For all real numbers x and y, let f be a function that f(x+y) =f(x)+f(y)+2xy and such that lim [ f(h)/ h ] = 7 (h-->0)
a) find f(0). Justify your answer
b) use the definition of the derivative to find f ' (x)
c) find f(x)
The graph of y = - 5/ (x-2) is concave down for all values of x such that
x<0 or x<2 or x< 5 or x>0 x> 2
Anonymous
Favorite Answer
a) The function takes two variables, but we can plug in some numbers to get f(0):
f(1) = f(1+0), so
f(1+0) = f(1) + f(0) +2(1)*(0), which means f(1) = f(1) + f(0), so f(0) = 0.

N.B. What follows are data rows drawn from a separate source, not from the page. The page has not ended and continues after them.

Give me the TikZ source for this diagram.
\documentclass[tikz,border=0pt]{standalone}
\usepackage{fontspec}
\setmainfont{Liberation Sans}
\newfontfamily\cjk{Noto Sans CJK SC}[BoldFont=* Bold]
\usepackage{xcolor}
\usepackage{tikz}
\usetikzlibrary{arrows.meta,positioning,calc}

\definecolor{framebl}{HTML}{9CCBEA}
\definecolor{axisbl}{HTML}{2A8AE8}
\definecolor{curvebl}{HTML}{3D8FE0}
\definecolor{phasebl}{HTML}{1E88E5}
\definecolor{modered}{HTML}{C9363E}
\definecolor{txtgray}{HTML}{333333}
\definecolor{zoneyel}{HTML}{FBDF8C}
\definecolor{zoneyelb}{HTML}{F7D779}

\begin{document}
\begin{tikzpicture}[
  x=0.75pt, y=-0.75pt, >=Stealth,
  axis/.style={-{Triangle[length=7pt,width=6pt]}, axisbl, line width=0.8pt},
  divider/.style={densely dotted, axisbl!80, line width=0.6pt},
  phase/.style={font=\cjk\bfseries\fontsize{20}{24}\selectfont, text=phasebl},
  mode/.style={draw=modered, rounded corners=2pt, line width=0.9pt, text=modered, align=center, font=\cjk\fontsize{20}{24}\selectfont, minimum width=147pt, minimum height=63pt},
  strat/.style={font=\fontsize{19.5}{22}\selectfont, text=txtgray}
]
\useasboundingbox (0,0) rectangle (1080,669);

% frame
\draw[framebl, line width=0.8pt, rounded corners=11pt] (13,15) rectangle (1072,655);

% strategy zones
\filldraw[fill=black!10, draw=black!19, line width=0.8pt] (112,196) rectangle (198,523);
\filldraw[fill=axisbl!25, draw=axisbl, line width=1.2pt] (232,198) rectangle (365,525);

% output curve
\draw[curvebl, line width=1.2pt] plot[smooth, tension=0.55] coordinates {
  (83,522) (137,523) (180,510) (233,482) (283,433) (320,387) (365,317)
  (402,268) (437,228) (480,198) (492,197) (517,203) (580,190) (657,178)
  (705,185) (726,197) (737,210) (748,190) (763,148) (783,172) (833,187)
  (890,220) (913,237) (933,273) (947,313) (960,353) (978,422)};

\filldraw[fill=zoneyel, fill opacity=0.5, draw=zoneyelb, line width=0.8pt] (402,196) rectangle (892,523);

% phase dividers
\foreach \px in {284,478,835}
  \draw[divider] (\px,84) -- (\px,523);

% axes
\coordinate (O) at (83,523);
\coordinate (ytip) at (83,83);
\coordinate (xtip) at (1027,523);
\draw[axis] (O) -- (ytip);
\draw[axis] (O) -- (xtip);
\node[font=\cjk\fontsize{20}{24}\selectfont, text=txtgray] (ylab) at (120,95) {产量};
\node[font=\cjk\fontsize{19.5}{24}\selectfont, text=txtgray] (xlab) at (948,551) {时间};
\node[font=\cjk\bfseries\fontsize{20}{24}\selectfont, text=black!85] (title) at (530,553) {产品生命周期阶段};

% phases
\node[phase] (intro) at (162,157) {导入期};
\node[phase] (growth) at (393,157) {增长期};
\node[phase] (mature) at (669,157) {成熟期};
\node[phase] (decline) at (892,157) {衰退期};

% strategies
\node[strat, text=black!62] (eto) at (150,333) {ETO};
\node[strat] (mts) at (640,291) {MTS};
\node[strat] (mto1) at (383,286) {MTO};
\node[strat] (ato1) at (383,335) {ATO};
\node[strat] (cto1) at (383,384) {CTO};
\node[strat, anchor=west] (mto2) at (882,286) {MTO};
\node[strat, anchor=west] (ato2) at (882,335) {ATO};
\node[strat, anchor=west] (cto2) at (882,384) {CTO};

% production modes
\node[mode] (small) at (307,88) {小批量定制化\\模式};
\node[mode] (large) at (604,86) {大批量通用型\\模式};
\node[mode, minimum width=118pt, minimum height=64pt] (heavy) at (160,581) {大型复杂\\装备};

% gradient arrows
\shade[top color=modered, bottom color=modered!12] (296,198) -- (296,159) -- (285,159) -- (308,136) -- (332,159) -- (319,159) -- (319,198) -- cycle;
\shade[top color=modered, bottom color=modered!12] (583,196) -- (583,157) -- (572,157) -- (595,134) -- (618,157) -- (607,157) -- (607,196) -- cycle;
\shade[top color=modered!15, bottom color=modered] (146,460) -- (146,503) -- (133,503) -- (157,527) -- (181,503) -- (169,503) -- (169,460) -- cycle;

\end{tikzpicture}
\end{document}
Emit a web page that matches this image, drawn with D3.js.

b) Remember the definition of the derivative is
Lim h->0 [ (f(x+h) - f(x)) / h ]
So using the definition of f(x+y), this is
Lim h->0 [ ( f(x) + f(h) + 2xh - f(x) ) / h ] =
Lim h->0 [ ( f(h) + 2xh ) / h ] =
Lim h->0 [ f(h)/h + 2x ] =
Lim h->0 [ f(h)/h ] + 2x =
7 + 2x
c) If we integrate this last expression with respect to x, we get
f(x) = x^2 + 7x + c. We know f(0)=0, so it's really
f(x) = x^2 + 7x
And just to check, notice that f(x+y) is
(x+y)^2 + 7(x+y) =
(x^2 + 2xy + y^2) + 7x + 7y =
(x^2 + 7x) + (y^2 + 7y) + 2xy = f(x) + f(y) + 2xy
Anonymous
the last one